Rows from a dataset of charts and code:
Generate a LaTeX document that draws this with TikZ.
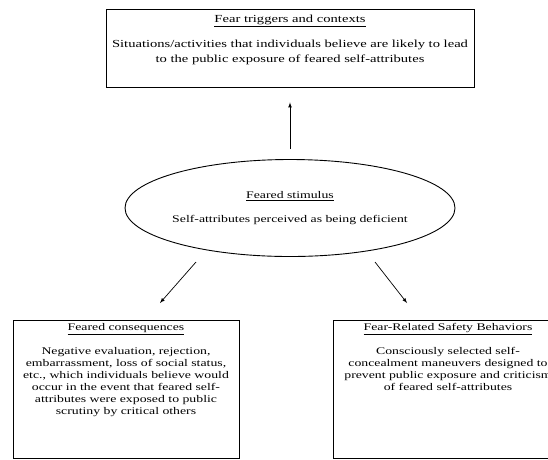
\documentclass[tikz,border=0pt]{standalone}
\usepackage{fontspec}
\setmainfont{Liberation Serif}[FakeStretch=1.35]
\usetikzlibrary{arrows,shapes.geometric,positioning}

\begin{document}
\begin{tikzpicture}[x=1pt,y=-1pt,
    box/.style={draw, line width=0.9pt, inner sep=0pt},
    txt/.style={align=center, inner sep=0pt, font=\fontsize{10.2}{12}\selectfont},
    arr/.style={black, line width=0.7pt, ->, >=latex}]
  \useasboundingbox (0,0) rectangle (548,459);
  \clip (0,0) rectangle (548,459);
  % triggers
  \node [box, minimum width=368, minimum height=78] (trig) at (290,48) {};
  \node [txt, font=\fontsize{10.8}{15}\selectfont, below=6pt of trig.north] (trigtxt)
    {\underline{Fear triggers and contexts}\\[10pt]
     Situations/activities that individuals believe are likely to lead\\
     to the public exposure of feared self-attributes};
  % stimulus
  \node [box, ellipse, minimum width=330, minimum height=97] (stim) at (290,208) {};
  \node [txt] (stimtxt) at (stim.center)
    {\underline{Feared stimulus}\\[12pt]
     Self-attributes perceived as being deficient};
  % consequences
  \node [box, minimum width=226, minimum height=138] (cons) at (126,389) {};
  \node [txt, below=4pt of cons.north] (constxt)
    {\underline{Feared consequences}\\[12pt]
     Negative evaluation, rejection,\\
     embarrassment, loss of social status,\\
     etc., which individuals believe would\\
     occur in the event that feared self-\\
     attributes were exposed to public\\
     scrutiny by critical others};
  % safety behaviors
  \node [box, minimum width=230, minimum height=138] (safe) at (448,389) {};
  \node [txt, below=4pt of safe.north] (safetxt)
    {\underline{Fear-Related Safety Behaviors}\\[12pt]
     Consciously selected self-\\
     concealment maneuvers designed to\\
     prevent public exposure and criticism\\
     of feared self-attributes};
  % arrows
  \coordinate (consfrom) at (196,262);
  \coordinate (consto) at (160,303);
  \coordinate (safefrom) at (375,262);
  \coordinate (safeto) at (407,303);
  \draw [arr] ([yshift=10pt]stim.north) -- ([yshift=-15pt]trig.south);
  \draw [arr] (consfrom) -- (consto);
  \draw [arr] (safefrom) -- (safeto);
\end{tikzpicture}
\end{document}
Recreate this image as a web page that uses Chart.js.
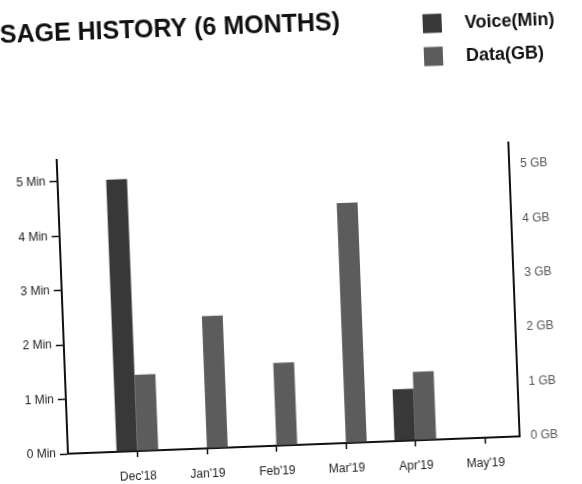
<!DOCTYPE html>
<html><head><meta charset="utf-8">
<script src="https://cdn.jsdelivr.net/npm/chart.js@4"></script>
<style>
html,body{margin:0;padding:0;background:#fff;overflow:hidden;width:582px;height:484px;}
#c{display:block;transform:rotate(-2.2deg);transform-origin:291px 242px;}
</style></head><body>
<canvas id="c" width="582" height="484"></canvas>
<script>
const months = ["Dec'18", "Jan'19", "Feb'19", "Mar'19", "Apr'19", "May'19"];
const voiceMin = [5.0, 0, 0, 0, 0.95, 0];
const dataGB = [1.4, 2.43, 1.52, 4.41, 1.26, 0];
const titleText = "SAGE HISTORY (6 MONTHS)";
const seriesNames = ["Voice(Min)", "Data(GB)"];
const voiceColor = '#383838';
const dataColor = '#5c5c5c';

Chart.defaults.font.family = '"Liberation Sans", Arial, sans-serif';

const sideLegend = {
  id: 'sideLegend',
  afterDraw(chart) {
    const ctx = chart.ctx;
    ctx.save();
    ctx.font = 'bold 18px "Liberation Sans", Arial, sans-serif';
    ctx.textBaseline = 'middle';
    ctx.textAlign = 'left';
    chart.data.datasets.forEach((ds, i) => {
      const cy = 29 + i * 33;
      ctx.fillStyle = ds.backgroundColor;
      ctx.fillRect(431, cy - 9.5, 19, 19);
      ctx.fillStyle = '#111';
      ctx.fillText(ds.label, 473, cy + 1);
    });
    ctx.restore();
  }
};

new Chart(document.getElementById('c'), {
  type: 'bar',
  data: {
    datasets: [
      { label: seriesNames[0], data: voiceMin.map((v, i) => ({ x: i, y: v })), backgroundColor: voiceColor,
        yAxisID: 'y', categoryPercentage: 0.6, barPercentage: 1 },
      { label: seriesNames[1], data: dataGB.map((v, i) => ({ x: i, y: v })), backgroundColor: dataColor,
        yAxisID: 'y2', categoryPercentage: 0.6, barPercentage: 1 }
    ]
  },
  options: {
    responsive: false,
    animation: false,
    devicePixelRatio: 1,
    layout: { padding: { left: 8, right: 0, top: 0, bottom: 0 } },
    plugins: {
      legend: { display: false },
      tooltip: { enabled: false },
      title: {
        display: true, text: titleText, align: 'start', color: '#111',
        font: { size: 25, weight: 'bold' },
        padding: { top: 10, bottom: 111 }
      }
    },
    scales: {
      x: {
        type: 'linear', min: -1, max: 5.5, offset: false,
        ticks: {
          stepSize: 1, includeBounds: false, autoSkip: false, maxRotation: 0,
          color: '#222', font: { size: 12 }, padding: 12,
          callback: (v) => months[v] ?? ''
        },
        grid: {
          offset: false, drawOnChartArea: false, tickLength: 6, tickWidth: 1.5,
          tickColor: (c) => (c.tick && c.tick.value >= 0) ? '#111' : 'rgba(0,0,0,0)'
        },
        border: { color: '#111', width: 2 },
        afterFit: (s) => { s.height = 39; }
      },
      y: {
        position: 'left', min: 0, max: 5.4,
        ticks: { stepSize: 1, includeBounds: false, callback: (v) => v + ' Min', padding: 4, color: '#222', font: { size: 12 } },
        grid: { drawOnChartArea: false, tickLength: 8, tickColor: '#111', tickWidth: 1.5 },
        border: { color: '#111', width: 2 },
        afterFit: (s) => { s.width = 52; }
      },
      y2: {
        position: 'right', min: 0, max: 5.4,
        ticks: { stepSize: 1, includeBounds: false, callback: (v) => v + ' GB', padding: 11, color: '#555', font: { size: 12 } },
        grid: { drawOnChartArea: false, drawTicks: false },
        border: { color: '#111', width: 2 },
        afterFit: (s) => { s.width = 70; }
      }
    }
  },
  plugins: [sideLegend]
});
</script>
</body></html>
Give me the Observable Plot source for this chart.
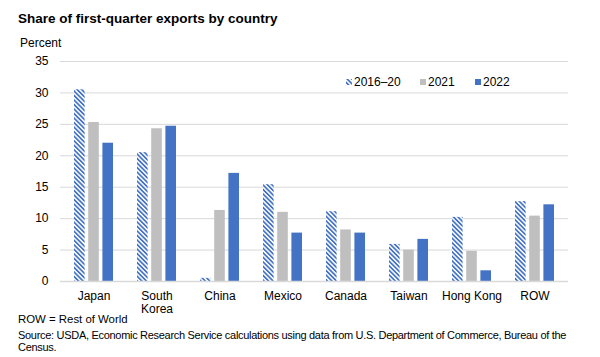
<!DOCTYPE html>
<html>
<head>
<meta charset="utf-8">
<script src="https://cdn.jsdelivr.net/npm/d3@7"></script>
<script src="https://cdn.jsdelivr.net/npm/@observablehq/plot@0.6"></script>
<style>
  body { margin: 0; background: #fff; font-family: "Liberation Sans", Arial, sans-serif; }
  #wrap { position: relative; width: 600px; height: 357px; overflow: hidden; }
  #wrap svg.chart { position: absolute; left: 0; top: 0; }
  .t { position: absolute; white-space: nowrap; color: #000; line-height: 13px; }
  #title { left: 18px; top: 11px; font-size: 13.5px; font-weight: bold; line-height: 16px; }
  #ylab { left: 20px; top: 37px; font-size: 12px; }
  #legend { position: absolute; left: 346px; top: 75px; font-size: 12px; }
  .li { position: absolute; top: 0; white-space: nowrap; }
  .sw { display: inline-block; width: 6px; height: 6px; margin-right: 2px; vertical-align: 1px; }
  #note1 { left: 18px; top: 313px; font-size: 11.4px; }
  #note2 { left: 18px; top: 329px; font-size: 11px; letter-spacing: -0.3px; }
  #note3 { left: 18px; top: 341px; font-size: 11px; letter-spacing: -0.3px; }
</style>
</head>
<body>
<div id="wrap"></div>
<script>
const countries = ["Japan", "South Korea", "China", "Mexico", "Canada", "Taiwan", "Hong Kong", "ROW"];
const seriesNames = ["2016–20", "2021", "2022"];
const v2016_20 = [30.5, 20.5, 0.5, 15.4, 11.1, 5.9, 10.2, 12.7];
const v2021 = [25.3, 24.3, 11.3, 11.0, 8.2, 5.0, 4.8, 10.4];
const v2022 = [22.0, 24.7, 17.2, 7.7, 7.7, 6.7, 1.7, 12.2];
const yTicks = [0, 5, 10, 15, 20, 25, 30, 35];
const tickLabels = {"South Korea": "South\nKorea"};

const blue = "#4472C4";
const gray = "#BFBFBF";

const rows = (vals) => countries.map((c, i) => ({country: c, value: vals[i]}));
const d0 = rows(v2016_20), d1 = rows(v2021), d2 = rows(v2022);

const chart = Plot.plot({
  width: 600,
  height: 320,
  marginTop: 61,
  marginBottom: 39,
  marginLeft: 60,
  marginRight: 32,
  style: {fontFamily: "Liberation Sans, Arial, sans-serif", fontSize: "12px", color: "#000", background: "transparent"},
  x: {domain: countries, paddingInner: 0.38, paddingOuter: 0.19, label: null},
  y: {domain: [0, 35], ticks: yTicks, label: null},
  marks: [
    Plot.gridY(yTicks, {stroke: "#d9d9d9", strokeOpacity: 1, strokeWidth: 1}),
    Plot.axisY(yTicks, {tickSize: 0, tickPadding: 12, fontSize: 12, fill: "#000", label: null}),
    Plot.axisX({tickSize: 0, tickPadding: 9, fontSize: 12, lineHeight: 1.1, fill: "#000", label: null,
      tickFormat: d => tickLabels[d] ?? d}),
    Plot.barY(d0, {x: "country", y: "value", fill: "url(#hatch)", insetLeft: 0, insetRight: 28.4}),
    Plot.barY(d1, {x: "country", y: "value", fill: gray, insetLeft: 14.2, insetRight: 14.2}),
    Plot.barY(d2, {x: "country", y: "value", fill: blue, insetLeft: 28.4, insetRight: 0}),
    Plot.ruleY([0], {stroke: "#d9d9d9", strokeWidth: 1.5})
  ]
});
chart.classList.add("chart");

const defs = d3.select(chart).insert("defs", ":first-child");
const pat = defs.append("pattern")
  .attr("id", "hatch")
  .attr("patternUnits", "userSpaceOnUse")
  .attr("width", 3.2).attr("height", 3.2)
  .attr("patternTransform", "rotate(-45)");
pat.append("rect").attr("width", 3.2).attr("height", 3.2).attr("fill", "#fff");
pat.append("rect").attr("width", 1.7).attr("height", 3.2).attr("fill", blue);

const wrap = document.getElementById("wrap");
wrap.appendChild(chart);

function addText(id, cls, text) {
  const d = document.createElement("div");
  d.id = id; d.className = cls; d.textContent = text;
  wrap.appendChild(d);
  return d;
}
addText("title", "t", "Share of first-quarter exports by country");
addText("ylab", "t", "Percent");
addText("note1", "t", "ROW = Rest of World");
addText("note2", "t", "Source: USDA, Economic Research Service calculations using data from U.S. Department of Commerce, Bureau of the");
addText("note3", "t", "Census.");

const legend = document.createElement("div");
legend.id = "legend";
const legendFills = ["url(#hatch)", gray, blue];
const legendX = [0, 74, 129];
seriesNames.forEach((name, i) => {
  const item = document.createElement("div");
  item.className = "li";
  item.style.left = legendX[i] + "px";
  item.innerHTML = `<svg class="sw" width="6" height="6"><rect width="6" height="6" fill="${legendFills[i]}"></rect></svg>`;
  item.appendChild(document.createTextNode(name));
  legend.appendChild(item);
});
wrap.appendChild(legend);
</script>
</body>
</html>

Problem to solve:
Using the material above, report each line where "this" occurs.

Exercise answer:
Generate a LaTeX document that draws this with TikZ.
Recreate this image as a web page that uses Chart.js.
Give me the Observable Plot source for this chart.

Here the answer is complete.